Submitted by Salma

Biology Personal Statement

Submitted by Salma

From the time of the Black Plague to the current crisis regarding the Zika virus, humanity has always been on the quest to find the best cures for fatal diseases. The Zika virus can bring insight into the dark matter of human development as it can selectively infect and kill cancerous cells in the glioblastoma through the complex process of apoptosis. It is this drive for innovative research and thinking that has led me to have a great interest in Biology and the human body, which is why I want to read Biochemistry at university.

Our thoughts, actions and behaviours are governed by the brain’s ability to process information, and I am fascinated by how the disruption of these particular processes can result in a variety of mental illnesses. This is why I studied Psychology alongside Chemistry, which has taught me the importance of analytical thinking, and data analyses, which I believe are highly valuable skills for research. Studying Biology has enabled me to have an insight into diverse topics such as the basic cellular processes to complex bodily systems. One topic, which sparked my intrigue, was the role of mutations in causing life-changing illnesses. For example Sickle Cell anaemia is a genetic disease that occurs as a natural mutation of the haemoglobin gene resulting in a number of symptoms such as dactylitis and splenic sequestration. Understanding the relationship between the structure of the human body and disease further intrigued me to research beyond the A level syllabus. By studying these three subjects it has allowed me to become more resourceful, particularly due to the effective time-management required to study these subjects alongside working part time, all of which I believe are critical to my future personal development as a scientist.

Furthermore, I understand that commitment, patience and technical ability are key skills for succeeding in this course, which is why work experience is valuable.
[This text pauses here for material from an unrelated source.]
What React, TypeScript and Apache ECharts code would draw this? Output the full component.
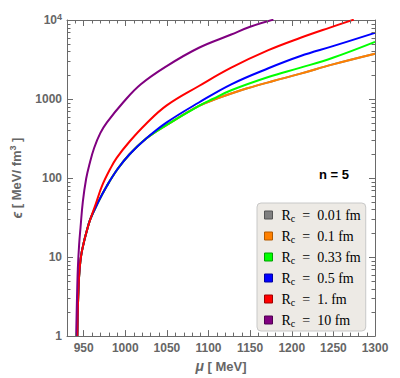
import React, { useEffect, useRef } from 'react';
import * as echarts from 'echarts';

// ---- data (mu [MeV], epsilon [MeV/fm^3]) ----
const radii = ['0.01', '0.1', '0.33', '0.5', '1.', '10'];
const colors = ['#808080', '#FF8000', '#00FF00', '#0000FF', '#FF0000', '#800080'];
const swatchBorders = ['#555555', '#b35a00', '#00a000', '#0000a0', '#a00000', '#500050'];

const grayR001: [number, number][] = [
  [942.4, 1], [943, 2.2], [944, 4.5], [945.1, 7], [947, 10.5], [950, 15], [953, 20], [957.9, 30],
  [967.6, 50], [978, 80], [991, 131], [1005.2, 200], [1024.5, 312], [1049.8, 470], [1088.5, 819],
  [1110, 1010], [1130, 1200], [1146.6, 1368], [1177.7, 1690], [1210.6, 2094], [1249.4, 2742], [1300, 3741],
];
const orangeR01: [number, number][] = [
  [942.4, 1], [943, 2.2], [944, 4.5], [945.1, 7], [947, 10.5], [950, 15], [953, 20], [957.9, 30],
  [967.6, 50], [978, 80], [991, 131], [1005.2, 200], [1024.5, 312], [1049.8, 470], [1088.5, 819],
  [1110, 1010], [1130, 1200], [1146.6, 1368], [1177.7, 1690], [1210.6, 2094], [1249.4, 2742], [1300, 3741],
];
const greenR033: [number, number][] = [
  [942.4, 1], [943, 2.2], [944, 4.5], [945.1, 7], [947, 10.5], [950, 15], [953, 20], [957.9, 30],
  [967.6, 50], [978, 80], [991, 131], [1005.2, 200], [1024.5, 312], [1049.8, 470], [1088.5, 819],
  [1105, 1000], [1127.3, 1290], [1171.9, 1898], [1210.6, 2494], [1249.4, 3334], [1300, 5297],
];
const blueR05: [number, number][] = [
  [942.4, 1], [943, 2.2], [944, 4.5], [945.1, 7], [947, 10.5], [950, 15], [953, 20], [957.9, 30],
  [967.6, 50], [978, 80], [991, 131], [1005.2, 200], [1024.5, 312], [1049.8, 506], [1088.5, 904],
  [1127.3, 1536], [1171.9, 2450], [1210.6, 3500], [1249.4, 4667], [1300, 6880],
];
const redR1: [number, number][] = [
  [942.4, 1], [943, 2.2], [944, 4.5], [945.1, 7], [947, 10.5], [950, 15], [953, 20], [957, 28],
  [964.5, 47], [972.2, 80], [982, 131], [989.7, 180], [1005.2, 290], [1024.5, 480], [1049.8, 830],
  [1088.5, 1462], [1127.3, 2494], [1171.9, 4150], [1210.6, 5953], [1245, 7960], [1274.5, 10100],
];
const purpleR10: [number, number][] = [
  [941, 1], [942, 3], [943, 7], [944.5, 14], [946.3, 24], [949, 50], [953, 98], [957, 150],
  [962.6, 240], [970, 370], [978, 506], [997.4, 904], [1018.7, 1536], [1049.8, 2612],
  [1088.5, 4456], [1127.3, 6546], [1150, 8200], [1178, 10100],
];
const seriesData = [grayR001, orangeR01, greenR033, blueR05, redR1, purpleR10];

const xTickLabels = ['950', '1000', '1050', '1100', '1150', '1200', '1250', '1300'];
const yTickLabels = ['1', '10', '100', '1000', '10^4'];

const X_MIN = 930;
const X_MAX = 1300;
const Y_MIN = 1;
const Y_MAX = 10000;

const AXIS = '#6a6a6a';
const LABEL = '#666666';
const SANS = '"Liberation Sans", Arial, sans-serif';
const SERIF = '"Liberation Serif", "DejaVu Serif", serif';
const NB = '\u00A0';

// minor tick positions
const xMinor: number[][] = [];
for (let v = 940; v < X_MAX; v += 10) if (v % 50 !== 0) xMinor.push([v, 1]);
const yMinor: number[][] = [];
for (let d = 1; d < Y_MAX; d *= 10) for (let k = 2; k <= 9; k++) yMinor.push([1000, d * k]);

export default function App() {
  const ref = useRef<HTMLDivElement>(null);
  useEffect(() => {
    document.body.style.margin = '0';
    const chart = echarts.init(ref.current!, undefined, { renderer: 'svg' });

    const minorLen = 3.5;
    const option: any = {
      animation: false,
      backgroundColor: '#ffffff',
      grid: { left: 57, right: 25, top: 20, bottom: 40, containLabel: false },
      xAxis: [
        {
          type: 'value', position: 'bottom', min: X_MIN, max: X_MAX, splitNumber: 8,
          splitLine: { show: false },
          axisLine: { lineStyle: { color: AXIS, width: 1 } },
          axisTick: { inside: true, length: 6, lineStyle: { color: AXIS } },
          axisLabel: {
            color: LABEL, fontFamily: SANS, fontWeight: 'bold', fontSize: 12, margin: 6,
            showMinLabel: true, showMaxLabel: true,
            formatter: (v: number) => (xTickLabels.includes(String(v)) ? String(v) : ''),
          },
          name: `{i|μ}${NB}[${NB}MeV]`,
          nameLocation: 'middle', nameGap: 22,
          nameTextStyle: {
            color: LABEL, fontFamily: SANS, fontWeight: 'bold', fontSize: 13,
            rich: { i: { fontStyle: 'italic', fontFamily: SANS, fontSize: 14, color: LABEL } },
          },
        },
        {
          type: 'value', position: 'top', min: X_MIN, max: X_MAX, splitNumber: 8,
          splitLine: { show: false },
          axisLine: { lineStyle: { color: AXIS, width: 1 } },
          axisTick: { inside: true, length: 6, lineStyle: { color: AXIS } },
          axisLabel: { show: false },
        },
      ],
      yAxis: [
        {
          type: 'log', logBase: 10, min: Y_MIN, max: Y_MAX, position: 'left',
          splitLine: { show: false },
          axisLine: { show: true, lineStyle: { color: AXIS, width: 1 } },
          axisTick: { show: true, inside: true, length: 6, lineStyle: { color: AXIS } },
          axisLabel: {
            color: LABEL, fontFamily: SANS, fontWeight: 'bold', fontSize: 12, margin: 5,
            formatter: (v: number) => {
              const i = Math.round(Math.log10(v));
              const t = yTickLabels[i] ?? '';
              return t === '10^4' ? '10{sup|4}' : t;
            },
            rich: {
              sup: { fontSize: 9, fontWeight: 'bold', fontFamily: SANS, color: LABEL, verticalAlign: 'top', padding: [0, 0, 6, 0] },
            },
          },
          name: `{i|ϵ}${NB}[${NB}MeV/${NB}fm{sup|3}${NB}]`,
          nameLocation: 'middle', nameGap: 42, nameRotate: 90,
          nameTextStyle: {
            color: LABEL, fontFamily: SANS, fontWeight: 'bold', fontSize: 13,
            rich: {
              i: { fontStyle: 'italic', fontFamily: SANS, fontSize: 14, color: LABEL },
              sup: { fontSize: 9, fontWeight: 'bold', fontFamily: SANS, color: LABEL, padding: [0, 0, 8, 0] },
            },
          },
        },
        {
          type: 'log', logBase: 10, min: Y_MIN, max: Y_MAX, position: 'right',
          splitLine: { show: false },
          axisLine: { show: true, lineStyle: { color: AXIS, width: 1 } },
          axisTick: { show: true, inside: true, length: 6, lineStyle: { color: AXIS } },
          axisLabel: { show: false },
        },
      ],
      legend: {
        orient: 'vertical', left: 257, top: 203,
        selectedMode: false,
        backgroundColor: '#EDEAE5', borderColor: '#C8C8C8', borderWidth: 1, borderRadius: 4,
        padding: [4, 5, 3, 7], itemGap: 5, itemWidth: 8, itemHeight: 8,
        data: radii.map((r, i) => ({
          name: r, icon: 'rect',
          itemStyle: { color: colors[i], borderColor: swatchBorders[i], borderWidth: 1 },
        })),
        formatter: (name: string) => `{r|R}{c|c}{r|${NB}${NB}=${NB}${NB}${name}${NB}fm}`,
        textStyle: {
          color: '#000', fontFamily: SERIF, fontSize: 14, lineHeight: 16, padding: [0, 0, 0, 4],
          rich: {
            r: { fontFamily: SERIF, fontSize: 14, color: '#000', lineHeight: 16, verticalAlign: 'middle' },
            c: { fontFamily: SERIF, fontSize: 10, color: '#000', lineHeight: 16, verticalAlign: 'bottom' },
          },
        },
      },
      graphic: [
        {
          type: 'text', left: 319, top: 168,
          style: { text: 'n = 5', font: `bold 13px ${SANS}`, fill: '#000' },
        },
      ],
      series: [
        ...seriesData.map((d, i) => ({
          name: radii[i], type: 'line', data: d, showSymbol: false, symbol: 'none',
          smooth: 0.4, clip: true,
          lineStyle: { color: colors[i], width: 2 }, itemStyle: { color: colors[i] },
          xAxisIndex: 0, yAxisIndex: 0, z: 2 + i,
        })),
        {
          type: 'custom', name: 'xminor', data: xMinor, xAxisIndex: 0, yAxisIndex: 0, silent: true, z: 20,
          renderItem: (params: any, api: any) => {
            const p = api.coord([api.value(0), 1]);
            const cs = params.coordSys;
            const x = Math.round(p[0]) + 0.5;
            const yb = cs.y + cs.height;
            return {
              type: 'group',
              children: [
                { type: 'line', shape: { x1: x, y1: yb, x2: x, y2: yb - minorLen }, style: { stroke: AXIS, lineWidth: 1 } },
                { type: 'line', shape: { x1: x, y1: cs.y, x2: x, y2: cs.y + minorLen }, style: { stroke: AXIS, lineWidth: 1 } },
              ],
            };
          },
        },
        {
          type: 'custom', name: 'yminor', data: yMinor, xAxisIndex: 0, yAxisIndex: 0, silent: true, z: 20,
          renderItem: (params: any, api: any) => {
            const p = api.coord([api.value(0), api.value(1)]);
            const cs = params.coordSys;
            const y = Math.round(p[1]) + 0.5;
            const xr = cs.x + cs.width;
            return {
              type: 'group',
              children: [
                { type: 'line', shape: { x1: cs.x, y1: y, x2: cs.x + minorLen, y2: y }, style: { stroke: AXIS, lineWidth: 1 } },
                { type: 'line', shape: { x1: xr, y1: y, x2: xr - minorLen, y2: y }, style: { stroke: AXIS, lineWidth: 1 } },
              ],
            };
          },
        },
      ],
    };
    chart.setOption(option);
    return () => chart.dispose();
  }, []);
  return <div ref={ref} style={{ width: 400, height: 378 }} />;
}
Thus, to better grasp what a Biochemistry degree would entail, I arranged a placement at UCB where I shadowed PhD students and consultants. Observing groundbreaking clinical laboratory work and research, gave me the opportunity to understand the important role scientists have in diagnosing and treating diseases. Understanding the synthesis behind the creation of Aspirin and being able to have the opportunity to produce this drug enabled me to appreciate the complex nature and the accuracy behind this procedure. I also developed my communication skills by producing and displaying a presentation based upon medical research to professionals, helping me gain a greater insight into the industry.

Beyond the academic field, I have completed the Duke of Edinburgh Award at the Bronze level, illustrating my dedication to completing tasks as well as improving upon my teamwork and gaining valuable interpersonal skills. Also, volunteering at a charity shop for 6 months and working part time at Legoland have again taught me the importance of prioritizing my time for both work and study.

Photography is what I find most fascinating due to how quickly a moment can be captured and saved for generations. An image can be interpreted in so many diverse ways and evoke a number of emotions in a person. Therefore, I would love to have the opportunity to further continue this passion at university by joining a photography society. Furthermore, it can help benefit my degree choice as I have gained meticulous attention to detail and can produce highly accurate work when under pressure, which has enhanced my laboratory skills.

As a woman of faith, I hold dear the saying ‘Every disease has a cure’. This quote gives me every hope and determination that, with enough perseverance and time, progress can be made in our understanding of curing diseases. As an aspiring biochemical scientist, I am very much looking forward to every aspect university has to offer in developing my skills both personally and academically.